A la demande de M. Robert Gaïa, Président, le Ministre de la Défense a ensuite présenté les principaux mouvements de crédits résultant, pour le budget militaire, du projet de loi de finances rectificative.

S'agissant des annulations de crédits, il a précisé que leur total net était de 1,8 milliard de francs, ce qui constituait le montant le plus faible de la législature.

Il a ensuite fait observer que la mesure la plus importante était l'inscription de 23,7 milliards de francs d'autorisations de programme destinés à l'avion militaire de transport A 400 M. Il a précisé que ce montant permettait de disposer d'une dotation globale de 43,7 milliards de francs, suffisante pour passer une commande de 50 appareils.

Il a ajouté que, sur les neuf pays concernés, sept d'entre eux étaient prêts à s'engager dans la réalisation du programme. Précisant que la signature de l'Italie ne paraissait pas acquise, il a souligné qu'elle n'était pas déterminante puisque ce pays n'envisageait qu'un achat de 16 appareils. Il a, en revanche, souligné la volonté politique affirmée par l'Allemagne de passer une commande de 73 appareils, qui garantissait la viabilité du programme. Il a ajouté qu'il importait que cette volonté se concrétise sans retard eu égard au risque qu'un allongement des délais ferait courir au programme.

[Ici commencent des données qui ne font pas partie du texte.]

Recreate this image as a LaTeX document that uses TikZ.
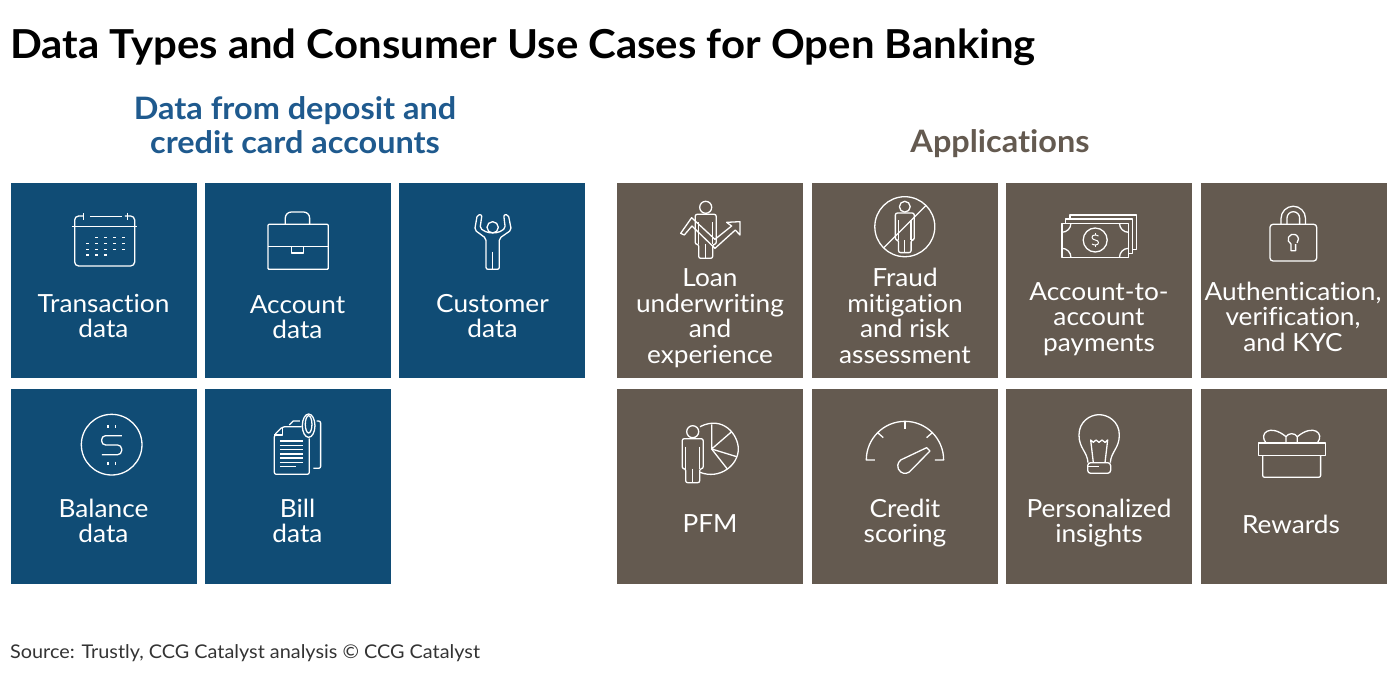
\documentclass[tikz,border=0pt]{standalone}
\usepackage{fontspec}
\setmainfont{Lato}[FakeStretch=1.05,Ligatures=NoCommon]
\definecolor{bluebg}{HTML}{104C75}
\definecolor{brownbg}{HTML}{645A50}
\definecolor{bluehead}{HTML}{1F5A8E}
\tikzset{
    bluebox/.style={rectangle,fill=bluebg,minimum width=186,minimum height=195,inner sep=0},
    brownbox/.style={rectangle,fill=brownbg,minimum width=186,minimum height=195,inner sep=0},
    boxlabel/.style={text=white,align=center,inner sep=0,font=\fontsize{25}{25.5}\selectfont},
    headlabel/.style={align=center,inner sep=0,font=\bfseries\fontsize{30.9}{34}\selectfont},
    iconline/.style={draw=white,line width=1.3,line join=round},
    zoomarea/.style n args={2}{shift={(#1pt,-#2pt)},x=0.3333pt,y=-0.3333pt},
    person/.pic={
        \draw[iconline] (0,0) circle (6);
        \draw[iconline,rounded corners=2pt] (-7,51) -- (-7,37) -- (-10.5,37) -- (-10.5,7) -- (10.5,7) -- (10.5,37) -- (7,37) -- (7,51) -- cycle;
        \draw[iconline] (-7,15) -- (-7,37);
        \draw[iconline] (7,15) -- (7,37);
        \draw[iconline] (0,37) -- (0,51);
    }
}
\begin{document}
\begin{tikzpicture}[x=1pt,y=-1pt]
    \useasboundingbox (0,0) rectangle (1400,694);

    % Titles
    \node[anchor=base west,inner sep=0,font=\bfseries\fontsize{39.9}{44}\selectfont] (title) at (10,58) {Data Types and Consumer Use Cases for Open Banking};
    \node[headlabel,text=bluehead] (datahead) at (295,125) {Data from deposit and\\credit card accounts};
    \node[headlabel,text=brownbg] (apphead) at (1000,144) {Applications};
    \node[anchor=base west,inner sep=0,font=\fontsize{18.9}{22}\selectfont,text=black!80] (source) at (10,658) {Source: Trustly, CCG Catalyst analysis © CCG Catalyst};

    % Data boxes
    \node[bluebox] (transaction) at (103.5,280.5) {};
    \node[bluebox] (account) at (297.5,280.5) {};
    \node[bluebox] (customer) at (492,280.5) {};
    \node[bluebox] (balance) at (103.5,486.5) {};
    \node[bluebox] (bill) at (297.5,486.5) {};
    \node[boxlabel] at (103.5,316) {Transaction\\data};
    \node[boxlabel] at (297.5,317) {Account\\data};
    \node[boxlabel] at (492.5,316) {Customer\\data};
    \node[boxlabel] at (103.5,521) {Balance\\data};
    \node[boxlabel] at (297.5,521) {Bill\\data};

    % Application boxes
    \node[brownbox] (loan) at (710,280.5) {};
    \node[brownbox] (fraud) at (905,280.5) {};
    \node[brownbox] (payments) at (1099,280.5) {};
    \node[brownbox] (auth) at (1294,280.5) {};
    \node[brownbox] (pfm) at (710,486.5) {};
    \node[brownbox] (credit) at (905,486.5) {};
    \node[brownbox] (insights) at (1099,486.5) {};
    \node[brownbox] (rewards) at (1294,486.5) {};
    \node[boxlabel] at (710,318) {Loan\\underwriting\\and\\experience};
    \node[boxlabel] at (905,316) {Fraud\\mitigation\\and risk\\assessment};
    \node[boxlabel] at (1099,319) {Account-to-\\account\\payments};
    \node[boxlabel] at (1293,316.5) {Authentication,\\verification,\\and KYC};
    \node[boxlabel] at (710,524) {PFM};
    \node[boxlabel] at (905,523) {Credit\\scoring};
    \node[boxlabel] at (1099,523) {Personalized\\insights};
    \node[boxlabel] at (1291,524) {Rewards};

    % Calendar
    \begin{scope}[zoomarea={0}{180}]
        \draw[iconline,rounded corners=4pt] (250,108) -- (224,108) -- (224,258) -- (404,258) -- (404,108) -- (375,108);
        \draw[iconline] (270,110) -- (365,110);
        \draw[iconline] (250,100) -- (250,120);
        \draw[iconline] (383,100) -- (383,120);
        \draw[iconline] (215,140) -- (411,140);
        \draw[iconline,dash pattern=on 3pt off 6pt] (286,172) -- (376,172);
        \draw[iconline,dash pattern=on 3pt off 6pt] (259,190) -- (376,190);
        \draw[iconline,dash pattern=on 3pt off 6pt] (259,208) -- (376,208);
        \draw[iconline,dash pattern=on 3pt off 6pt] (259,225) -- (322,225);
    \end{scope}

    % Briefcase
    \begin{scope}[zoomarea={0}{180}]
        \draw[iconline,rounded corners=1pt] (804,133) rectangle (985,268);
        \draw[iconline] (804,200) -- (985,200);
        \draw[iconline] (875,200) rectangle (911,219);
        \draw[iconline,rounded corners=6pt] (856,133) -- (856,96) -- (929,96) -- (929,133);
    \end{scope}

    % Customer
    \begin{scope}[zoomarea={400}{180}]
        \draw[iconline] (278,142) circle (17);
        \draw[iconline,rounded corners=2pt] (258,268) -- (258,175) -- (224,150) -- (232,104) -- (246,104) -- (240,145) -- (262,158) -- (295,158) -- (316,145) -- (311,104) -- (325,104) -- (334,150) -- (298,175) -- (298,268) -- cycle;
        \draw[iconline] (278,215) -- (278,268);
    \end{scope}

    % Loan
    \pic at (705.7,207.3) {person};
    \begin{scope}[zoomarea={400}{180}]
        \draw[iconline] (842,160) -- (875,113) -- (945,178) -- (995,138) -- (980,127) -- (1020,125) -- (1020,165) -- (1006,150) -- (945,205) -- (876,138) -- (853,165) -- cycle;
    \end{scope}

    % Fraud
    \draw[iconline] (904.8,226.7) circle (30);
    \pic[scale=0.9] at (904.8,206.7) {person};
    \draw[iconline] (883.6,247.9) -- (926,205.5);

    % Money
    \draw[iconline] (1061.9,223.3) rectangle (1128.5,257.3);
    \draw[iconline] (1065.6,223.3) -- (1065.6,219) -- (1132.2,219) -- (1132.2,253.3) -- (1128.5,253.3);
    \draw[iconline] (1070,219) -- (1070,215) -- (1136.7,215) -- (1136.7,249.3) -- (1132.2,249.3);
    \draw[iconline] (1095.2,240) circle (12);
    \draw[iconline] (1070.9,223.3) arc (0:90:9);
    \draw[iconline] (1119.5,223.3) arc (180:90:9);
    \draw[iconline] (1070.9,257.3) arc (0:-90:9);
    \draw[iconline] (1119.5,257.3) arc (180:270:9);
    \draw[iconline,line width=1] (1098.5,236) .. controls (1096,234.5) and (1092,234.5) .. (1092,237.5) .. controls (1092,240.5) and (1098.5,239.5) .. (1098.5,242.5) .. controls (1098.5,245.5) and (1094,245.5) .. (1092,244);
    \draw[iconline,line width=1] (1095.2,233) -- (1095.2,235);
    \draw[iconline,line width=1] (1095.2,245) -- (1095.2,247);

    % Lock
    \draw[iconline,rounded corners=3pt] (1270,224.3) rectangle (1316.7,261);
    \draw[iconline] (1281,224.3) -- (1281,218.5) arc (180:360:12.25) -- (1305.5,224.3);
    \draw[iconline] (1287,224.3) -- (1287,218) arc (180:360:6.3) -- (1299.6,224.3);
    \draw[iconline] (1295.6,244) -- (1295.6,250.7) -- (1291,250.7) -- (1291,244) arc (116:404:5.2);

    % Balance
    \begin{scope}[zoomarea={0}{385}]
        \draw[iconline] (335,179) circle (91);
        \draw[iconline,rounded corners=4pt] (366,152) -- (305,152) -- (305,180) -- (365,180) -- (365,209) -- (306,209);
        \draw[iconline] (324,120) -- (324,130);
        \draw[iconline] (347,120) -- (347,130);
        \draw[iconline] (324,230) -- (324,240);
        \draw[iconline] (347,230) -- (347,240);
    \end{scope}

    % Bill
    \begin{scope}[zoomarea={0}{385}]
        \draw[iconline,rounded corners=2pt] (905,125) -- (848,125) -- (823,150) -- (823,268) -- (928,268) -- (928,160);
        \draw[iconline] (823,150) -- (848,150) -- (848,125);
        \draw[iconline] (868,120) -- (880,108) -- (900,108);
        \draw[iconline,rounded corners=2pt] (950,108) -- (962,108) -- (962,250) -- (940,250);
        \draw[iconline] (926,122) ellipse (19 and 35);
        \draw[iconline] (926,118) ellipse (10 and 26);
        \draw[iconline] (840,168) -- (910,168);
        \draw[iconline] (840,181) -- (910,181);
        \draw[iconline] (840,194) -- (910,194);
        \draw[iconline] (840,207) -- (910,207);
        \draw[iconline] (840,219) -- (910,219);
        \draw[iconline] (840,232) -- (910,232);
        \draw[iconline] (840,245) -- (888,245);
    \end{scope}

    % PFM
    \pic at (692.7,431.7) {person};
    \begin{scope}[zoomarea={610}{385}]
        \draw[iconline] (270,125) .. controls (340,90) and (385,150) .. (385,192) .. controls (385,240) and (330,285) .. (270,262);
        \draw[iconline] (305,118) -- (305,192) -- (365,140);
        \draw[iconline] (305,192) -- (380,215);
        \draw[iconline] (305,192) -- (352,252);
    \end{scope}

    % Gauge
    \begin{scope}[zoomarea={610}{385}]
        \draw[iconline] (795,225) -- (769,225) arc (180:360:116) -- (975,225);
        \draw[iconline] (885,109) -- (885,133);
        \draw[iconline] (803,143) -- (820,158);
        \draw[iconline] (967,143) -- (950,158);
        \draw[iconline] (872,225) -- (950,188) -- (960,198) -- (903,256) arc (36:234:22);
    \end{scope}

    % Bulb
    \begin{scope}[zoomarea={1000}{385}]
        \draw[iconline] (264,233) .. controls (262,200) and (237,190) .. (237,150) .. controls (237,110) and (270,89) .. (297,89) .. controls (325,89) and (358,110) .. (358,150) .. controls (358,190) and (333,200) .. (331,233);
        \draw[iconline] (280,233) -- (272,165) -- (280,172) -- (288,165) -- (297,172) -- (306,165) -- (315,172) -- (323,165) -- (315,233);
        \draw[iconline,rounded corners=3pt] (263,233) rectangle (332,265);
        \draw[iconline] (265,245) -- (298,245);
    \end{scope}

    % Gift
    \begin{scope}[zoomarea={1000}{385}]
        \draw[iconline] (775,174) rectangle (976,212);
        \draw[iconline,rounded corners=2pt] (788,212) -- (788,277) -- (962,277) -- (962,212);
        \draw[iconline] (798,174) .. controls (775,145) and (810,115) .. (858,155) -- (858,174);
        \draw[iconline] (952,174) .. controls (975,145) and (940,115) .. (892,155) -- (892,174);
        \draw[iconline] (858,155) .. controls (866,143) and (884,143) .. (892,155);
    \end{scope}
\end{tikzpicture}
\end{document}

M. Pierre Lellouche a vivement regretté les annulations de crédits d'équipement qui résultaient du projet de loi, estimant qu'elles aggraveraient des lacunes capacitaires criantes, d'ailleurs évoquées par les chefs d'état-major à l'occasion de l'examen du projet de loi de finances pour 2002. Il a ajouté que l'insuffisance des crédits d'équipement ne touchait pas seulement les programmes en cours mais qu'elle empêchait aussi de répondre aux besoins apparus après le 11 septembre en matière de défense du territoire qu'il s'agisse, par exemple, des réserves ou de la protection contre d'éventuelles attaques biologiques. Il a ensuite exprimé ses préoccupations devant l'attitude de l'Allemagne à l'égard du programme A 400 M, en soulignant les réticences exprimées par plusieurs responsables politiques extérieurs à la Commission de la Défense du Bundestag.